Spotify may be public now, but co-founder Daniel Ek has no plans to let anyone else set the company's rhythm

Published: Jun 5, 2018 02:45:35 PM IST
Updated: Jun 5, 2018 02:53:37 PM IST

Daniel Ek: Setting Spotify's rhythm
Daniel Ek, co-founder, Spotify
Image: Gerry Shih / Reuters

By age 23, Daniel Ek was already a millionaire after a stint as a programmer for a Stockholm ad firm. He had grown up fascinated by technology but found the ad work uninspiring. To amuse himself, he bought a posh three-bedroom bachelor pad and a cherry-red Ferrari and did a lot of clubbing. “I was deeply uncertain of who I was and who I wanted to be,” Ek told Forbes in a 2012 story. “I really thought I wanted to be a much cooler guy than what I was.”

He later retreated further—to a cabin in the woods where he meditated and played guitar.
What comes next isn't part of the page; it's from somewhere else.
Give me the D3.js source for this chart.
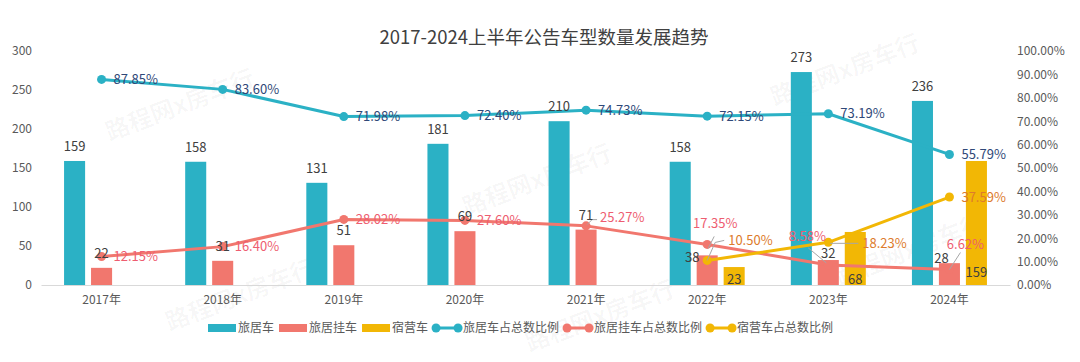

He emerged with a plan to create Spotify, which he founded in 2006 with Martin Lorentzon. From the start, Spotify has moved to its own, very specific beat. Its founding idea was radical: A music streaming app with elements of a social network that offered artistes a revenue model. Its Swedish headquarters were far from the traditional centres of power for music or tech, and its April IPO was different too.

It skipped the usual song-and-dance road show, issuance of new shares and lockup period of existing shareholders. It listed directly on the New York Stock Exchange, bypassing investment bankers—without ruining its stock debut, as many feared. There was one very predictable outcome: Ek now takes his place next to the Systroms, the Dorseys, the Cheskys—the ultra-rich members of the latest digital revolution—with a $2.4-billion fortune.

Ek has ensured that he and his co-founder will continue to set Spotify’s rhythm. Thanks to dual share classes, he and Lorentzon control over 80 percent of Spotify’s voting rights. Ek offered one glimpse of Spotify’s potential last month when the service unveiled a new subscription plan bundling itself with video streaming service Hulu. For now, Wall Street clearly expects Ek to prioritise growth over profits; analysts predict Spotify will continue to lose money until at least 2019. “I’m not an inventor,” Ek told Forbes six years ago. “I just want to make things better.”